Skipping all pictures, set down the lines of the listing from the first through the one with "import seaborn as sns".
▽
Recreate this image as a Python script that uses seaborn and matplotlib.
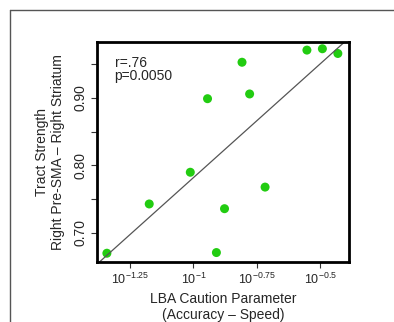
import numpy as np
import pandas as pd
import matplotlib
matplotlib.use('Agg')
import matplotlib.pyplot as plt
from matplotlib.lines import Line2D
import seaborn as sns

# log10 of LBA caution parameter (accuracy - speed)
log_caution = [-1.341, -1.174, -1.012, -0.944, -0.909, -0.877,
               -0.808, -0.778, -0.717, -0.552, -0.491, -0.430]
tract_strength = [0.670, 0.743, 0.790, 0.899, 0.671, 0.736,
                  0.953, 0.906, 0.768, 0.971, 0.973, 0.966]
x_ticks = [-1.25, -1.0, -0.75, -0.5]
x_tick_labels = [r'$10^{-1.25}$', r'$10^{-1}$', r'$10^{-0.75}$', r'$10^{-0.5}$']
y_ticks = [0.70, 0.75, 0.80, 0.85, 0.90, 0.95]
y_tick_labels = ['0.70', '', '0.80', '', '0.90', '']

df = pd.DataFrame({'caution': log_caution, 'tract': tract_strength})

sns.set_style('white')
plt.rcParams['font.family'] = ['Liberation Sans', 'DejaVu Sans']
plt.rcParams['mathtext.fontset'] = 'custom'
plt.rcParams['mathtext.rm'] = 'Liberation Sans'
plt.rcParams['mathtext.it'] = 'Liberation Sans'

fig = plt.figure(figsize=(3.94, 3.22), dpi=100)
ax = fig.add_axes([97 / 394, 1 - 262 / 322, 252 / 394, 220 / 322])

sns.regplot(data=df, x='caution', y='tract', ax=ax, ci=None, truncate=False,
            scatter_kws=dict(color='#22cc11', s=42, edgecolor='none', alpha=1),
            line_kws=dict(color='#555555', linewidth=0.9))

ax.set_xlim(-1.38, -0.386)
ax.set_ylim(0.657, 0.983)
ax.set_xticks(x_ticks)
ax.set_xticklabels(x_tick_labels, fontsize=9)
ax.set_yticks(y_ticks)
ax.set_yticklabels(y_tick_labels, fontsize=10, rotation=90, va='center')
ax.tick_params(direction='out', length=4, width=0.8, color='#333333',
               bottom=True, left=True, pad=3)
for sp in ax.spines.values():
    sp.set_linewidth(2)
    sp.set_color('black')

ax.set_xlabel('LBA Caution Parameter\n(Accuracy \u2013 Speed)', fontsize=10,
              linespacing=1.15, labelpad=4)
ax.set_ylabel('Tract Strength\nRight Pre-SMA \u2013 Right Striatum', fontsize=10,
              linespacing=1.15, labelpad=6)

ax.text(0.07, 0.935, 'r=.76\np=0.0050', transform=ax.transAxes, fontsize=10,
        va='top', ha='left', linespacing=0.85)

# outer panel frame
fig.add_artist(Line2D([10 / 394, 10 / 394], [0, 1 - 10 / 322], color='#555555', linewidth=1))
fig.add_artist(Line2D([10 / 394, 1], [1 - 10 / 322, 1 - 10 / 322], color='#555555', linewidth=1))

fig.savefig('out.png', dpi=100)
△
Response to the task -
Recreate this image as a Python script that uses seaborn and matplotlib.
import numpy as np
import pandas as pd
import matplotlib
matplotlib.use('Agg')
import matplotlib.pyplot as plt
from matplotlib.lines import Line2D
import seaborn as sns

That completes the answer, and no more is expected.